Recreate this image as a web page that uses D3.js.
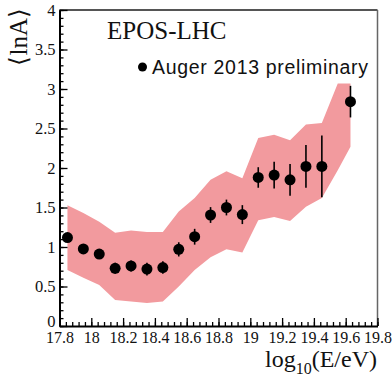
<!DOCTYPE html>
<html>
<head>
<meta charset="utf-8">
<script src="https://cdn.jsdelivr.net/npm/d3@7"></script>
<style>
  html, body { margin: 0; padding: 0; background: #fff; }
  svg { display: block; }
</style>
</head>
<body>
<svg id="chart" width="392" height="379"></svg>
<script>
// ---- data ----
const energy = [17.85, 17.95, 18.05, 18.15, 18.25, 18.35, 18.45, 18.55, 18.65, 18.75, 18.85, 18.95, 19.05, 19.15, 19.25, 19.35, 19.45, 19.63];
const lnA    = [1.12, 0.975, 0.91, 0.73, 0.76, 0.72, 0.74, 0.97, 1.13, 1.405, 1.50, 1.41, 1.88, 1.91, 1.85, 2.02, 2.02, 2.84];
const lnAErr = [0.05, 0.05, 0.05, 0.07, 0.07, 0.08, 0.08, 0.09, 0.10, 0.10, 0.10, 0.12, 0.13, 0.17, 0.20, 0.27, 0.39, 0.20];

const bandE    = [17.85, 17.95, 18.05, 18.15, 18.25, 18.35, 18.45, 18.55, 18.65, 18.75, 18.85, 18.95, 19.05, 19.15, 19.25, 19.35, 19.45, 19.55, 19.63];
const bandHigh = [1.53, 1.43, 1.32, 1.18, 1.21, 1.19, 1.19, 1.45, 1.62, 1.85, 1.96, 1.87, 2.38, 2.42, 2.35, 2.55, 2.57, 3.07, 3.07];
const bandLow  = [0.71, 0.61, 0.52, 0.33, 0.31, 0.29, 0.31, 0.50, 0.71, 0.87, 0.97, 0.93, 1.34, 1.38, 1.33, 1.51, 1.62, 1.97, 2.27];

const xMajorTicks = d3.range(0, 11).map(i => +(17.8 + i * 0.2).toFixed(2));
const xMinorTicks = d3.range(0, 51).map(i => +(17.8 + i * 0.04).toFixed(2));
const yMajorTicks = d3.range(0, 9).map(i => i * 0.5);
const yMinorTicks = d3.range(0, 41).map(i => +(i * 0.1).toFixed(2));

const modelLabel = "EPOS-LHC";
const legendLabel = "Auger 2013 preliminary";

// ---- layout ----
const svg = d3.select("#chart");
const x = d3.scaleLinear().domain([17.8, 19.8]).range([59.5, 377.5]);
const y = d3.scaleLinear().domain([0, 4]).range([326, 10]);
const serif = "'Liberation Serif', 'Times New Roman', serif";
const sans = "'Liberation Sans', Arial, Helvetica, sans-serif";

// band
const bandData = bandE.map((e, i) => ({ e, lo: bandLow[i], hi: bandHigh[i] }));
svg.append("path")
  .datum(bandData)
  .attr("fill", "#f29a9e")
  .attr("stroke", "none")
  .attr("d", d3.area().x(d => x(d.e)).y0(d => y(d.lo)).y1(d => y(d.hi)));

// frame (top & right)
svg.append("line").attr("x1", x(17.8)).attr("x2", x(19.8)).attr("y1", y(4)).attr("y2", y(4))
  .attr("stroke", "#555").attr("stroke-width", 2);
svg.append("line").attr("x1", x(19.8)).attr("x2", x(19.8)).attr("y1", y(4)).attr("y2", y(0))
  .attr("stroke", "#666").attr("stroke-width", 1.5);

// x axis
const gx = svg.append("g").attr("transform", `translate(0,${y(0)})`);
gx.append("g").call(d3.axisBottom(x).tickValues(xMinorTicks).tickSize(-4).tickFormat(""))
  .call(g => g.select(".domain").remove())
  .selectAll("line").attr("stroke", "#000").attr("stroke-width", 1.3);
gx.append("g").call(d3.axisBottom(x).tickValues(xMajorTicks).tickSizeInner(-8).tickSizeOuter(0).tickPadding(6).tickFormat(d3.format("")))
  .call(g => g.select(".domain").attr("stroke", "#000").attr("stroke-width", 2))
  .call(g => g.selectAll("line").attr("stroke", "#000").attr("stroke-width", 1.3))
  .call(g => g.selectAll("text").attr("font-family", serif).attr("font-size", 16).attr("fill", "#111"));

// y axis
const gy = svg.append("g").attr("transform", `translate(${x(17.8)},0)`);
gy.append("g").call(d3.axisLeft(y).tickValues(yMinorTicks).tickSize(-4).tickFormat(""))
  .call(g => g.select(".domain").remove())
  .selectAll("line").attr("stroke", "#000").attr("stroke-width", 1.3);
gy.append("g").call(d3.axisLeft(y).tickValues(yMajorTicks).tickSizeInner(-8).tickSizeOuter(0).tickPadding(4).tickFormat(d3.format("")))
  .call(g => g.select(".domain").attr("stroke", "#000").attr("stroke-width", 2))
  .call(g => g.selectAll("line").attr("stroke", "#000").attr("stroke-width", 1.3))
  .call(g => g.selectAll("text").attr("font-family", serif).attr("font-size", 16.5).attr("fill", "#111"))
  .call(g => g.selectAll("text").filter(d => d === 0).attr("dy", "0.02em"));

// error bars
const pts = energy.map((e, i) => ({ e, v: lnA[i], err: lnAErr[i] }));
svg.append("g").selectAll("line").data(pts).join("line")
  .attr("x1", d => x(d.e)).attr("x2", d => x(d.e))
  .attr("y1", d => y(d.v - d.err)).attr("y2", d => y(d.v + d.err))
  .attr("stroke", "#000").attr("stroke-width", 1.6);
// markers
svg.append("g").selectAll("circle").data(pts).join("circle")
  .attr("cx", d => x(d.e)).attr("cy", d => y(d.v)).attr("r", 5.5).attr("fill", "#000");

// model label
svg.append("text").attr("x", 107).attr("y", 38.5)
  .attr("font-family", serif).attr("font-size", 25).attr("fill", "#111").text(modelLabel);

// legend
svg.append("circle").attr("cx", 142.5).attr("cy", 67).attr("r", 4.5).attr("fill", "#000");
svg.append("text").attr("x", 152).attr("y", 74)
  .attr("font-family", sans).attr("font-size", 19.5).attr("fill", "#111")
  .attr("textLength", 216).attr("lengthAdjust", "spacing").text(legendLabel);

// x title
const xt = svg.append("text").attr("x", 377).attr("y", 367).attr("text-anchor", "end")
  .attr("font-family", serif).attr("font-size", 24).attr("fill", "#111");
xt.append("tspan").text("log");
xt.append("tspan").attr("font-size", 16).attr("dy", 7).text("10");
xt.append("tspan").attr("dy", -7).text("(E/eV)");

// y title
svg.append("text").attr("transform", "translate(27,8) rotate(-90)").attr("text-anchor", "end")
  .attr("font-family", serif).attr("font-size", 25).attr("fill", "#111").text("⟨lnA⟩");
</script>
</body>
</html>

* * * * * * *

Given problem -
Give back every line exactly as it stands, pictures excluded.

Task solution -
Recreate this image as a web page that uses D3.js.
<!DOCTYPE html>
<html>
<head>
<meta charset="utf-8">
<script src="https://cdn.jsdelivr.net/npm/d3@7"></script>
<style>
  html, body { margin: 0; padding: 0; background: #fff; }
  svg { display: block; }
</style>
</head>
<body>
<svg id="chart" width="392" height="379"></svg>
<script>
// ---- data ----
const energy = [17.85, 17.95, 18.05, 18.15, 18.25, 18.35, 18.45, 18.55, 18.65, 18.75, 18.85, 18.95, 19.05, 19.15, 19.25, 19.35, 19.45, 19.63];
const lnA    = [1.12, 0.975, 0.91, 0.73, 0.76, 0.72, 0.74, 0.97, 1.13, 1.405, 1.50, 1.41, 1.88, 1.91, 1.85, 2.02, 2.02, 2.84];
const lnAErr = [0.05, 0.05, 0.05, 0.07, 0.07, 0.08, 0.08, 0.09, 0.10, 0.10, 0.10, 0.12, 0.13, 0.17, 0.20, 0.27, 0.39, 0.20];

const bandE    = [17.85, 17.95, 18.05, 18.15, 18.25, 18.35, 18.45, 18.55, 18.65, 18.75, 18.85, 18.95, 19.05, 19.15, 19.25, 19.35, 19.45, 19.55, 19.63];
const bandHigh = [1.53, 1.43, 1.32, 1.18, 1.21, 1.19, 1.19, 1.45, 1.62, 1.85, 1.96, 1.87, 2.38, 2.42, 2.35, 2.55, 2.57, 3.07, 3.07];
const bandLow  = [0.71, 0.61, 0.52, 0.33, 0.31, 0.29, 0.31, 0.50, 0.71, 0.87, 0.97, 0.93, 1.34, 1.38, 1.33, 1.51, 1.62, 1.97, 2.27];

const xMajorTicks = d3.range(0, 11).map(i => +(17.8 + i * 0.2).toFixed(2));
const xMinorTicks = d3.range(0, 51).map(i => +(17.8 + i * 0.04).toFixed(2));
const yMajorTicks = d3.range(0, 9).map(i => i * 0.5);
const yMinorTicks = d3.range(0, 41).map(i => +(i * 0.1).toFixed(2));

const modelLabel = "EPOS-LHC";
const legendLabel = "Auger 2013 preliminary";

// ---- layout ----
const svg = d3.select("#chart");
const x = d3.scaleLinear().domain([17.8, 19.8]).range([59.5, 377.5]);
const y = d3.scaleLinear().domain([0, 4]).range([326, 10]);
const serif = "'Liberation Serif', 'Times New Roman', serif";
const sans = "'Liberation Sans', Arial, Helvetica, sans-serif";

// band
const bandData = bandE.map((e, i) => ({ e, lo: bandLow[i], hi: bandHigh[i] }));
svg.append("path")
  .datum(bandData)
  .attr("fill", "#f29a9e")
  .attr("stroke", "none")
  .attr("d", d3.area().x(d => x(d.e)).y0(d => y(d.lo)).y1(d => y(d.hi)));

// frame (top & right)
svg.append("line").attr("x1", x(17.8)).attr("x2", x(19.8)).attr("y1", y(4)).attr("y2", y(4))
  .attr("stroke", "#555").attr("stroke-width", 2);
svg.append("line").attr("x1", x(19.8)).attr("x2", x(19.8)).attr("y1", y(4)).attr("y2", y(0))
  .attr("stroke", "#666").attr("stroke-width", 1.5);

// x axis
const gx = svg.append("g").attr("transform", `translate(0,${y(0)})`);
gx.append("g").call(d3.axisBottom(x).tickValues(xMinorTicks).tickSize(-4).tickFormat(""))
  .call(g => g.select(".domain").remove())
  .selectAll("line").attr("stroke", "#000").attr("stroke-width", 1.3);
gx.append("g").call(d3.axisBottom(x).tickValues(xMajorTicks).tickSizeInner(-8).tickSizeOuter(0).tickPadding(6).tickFormat(d3.format("")))
  .call(g => g.select(".domain").attr("stroke", "#000").attr("stroke-width", 2))
  .call(g => g.selectAll("line").attr("stroke", "#000").attr("stroke-width", 1.3))
  .call(g => g.selectAll("text").attr("font-family", serif).attr("font-size", 16).attr("fill", "#111"));

// y axis
const gy = svg.append("g").attr("transform", `translate(${x(17.8)},0)`);
gy.append("g").call(d3.axisLeft(y).tickValues(yMinorTicks).tickSize(-4).tickFormat(""))
  .call(g => g.select(".domain").remove())
  .selectAll("line").attr("stroke", "#000").attr("stroke-width", 1.3);
gy.append("g").call(d3.axisLeft(y).tickValues(yMajorTicks).tickSizeInner(-8).tickSizeOuter(0).tickPadding(4).tickFormat(d3.format("")))
  .call(g => g.select(".domain").attr("stroke", "#000").attr("stroke-width", 2))
  .call(g => g.selectAll("line").attr("stroke", "#000").attr("stroke-width", 1.3))
  .call(g => g.selectAll("text").attr("font-family", serif).attr("font-size", 16.5).attr("fill", "#111"))
  .call(g => g.selectAll("text").filter(d => d === 0).attr("dy", "0.02em"));

// error bars
const pts = energy.map((e, i) => ({ e, v: lnA[i], err: lnAErr[i] }));
svg.append("g").selectAll("line").data(pts).join("line")
  .attr("x1", d => x(d.e)).attr("x2", d => x(d.e))
  .attr("y1", d => y(d.v - d.err)).attr("y2", d => y(d.v + d.err))
  .attr("stroke", "#000").attr("stroke-width", 1.6);
// markers
svg.append("g").selectAll("circle").data(pts).join("circle")
  .attr("cx", d => x(d.e)).attr("cy", d => y(d.v)).attr("r", 5.5).attr("fill", "#000");

// model label
svg.append("text").attr("x", 107).attr("y", 38.5)
  .attr("font-family", serif).attr("font-size", 25).attr("fill", "#111").text(modelLabel);

// legend
svg.append("circle").attr("cx", 142.5).attr("cy", 67).attr("r", 4.5).attr("fill", "#000");
svg.append("text").attr("x", 152).attr("y", 74)
  .attr("font-family", sans).attr("font-size", 19.5).attr("fill", "#111")
  .attr("textLength", 216).attr("lengthAdjust", "spacing").text(legendLabel);

// x title
const xt = svg.append("text").attr("x", 377).attr("y", 367).attr("text-anchor", "end")
  .attr("font-family", serif).attr("font-size", 24).attr("fill", "#111");
xt.append("tspan").text("log");
xt.append("tspan").attr("font-size", 16).attr("dy", 7).text("10");
xt.append("tspan").attr("dy", -7).text("(E/eV)");

// y title
svg.append("text").attr("transform", "translate(27,8) rotate(-90)").attr("text-anchor", "end")
  .attr("font-family", serif).attr("font-size", 25).attr("fill", "#111").text("⟨lnA⟩");
</script>
</body>
</html>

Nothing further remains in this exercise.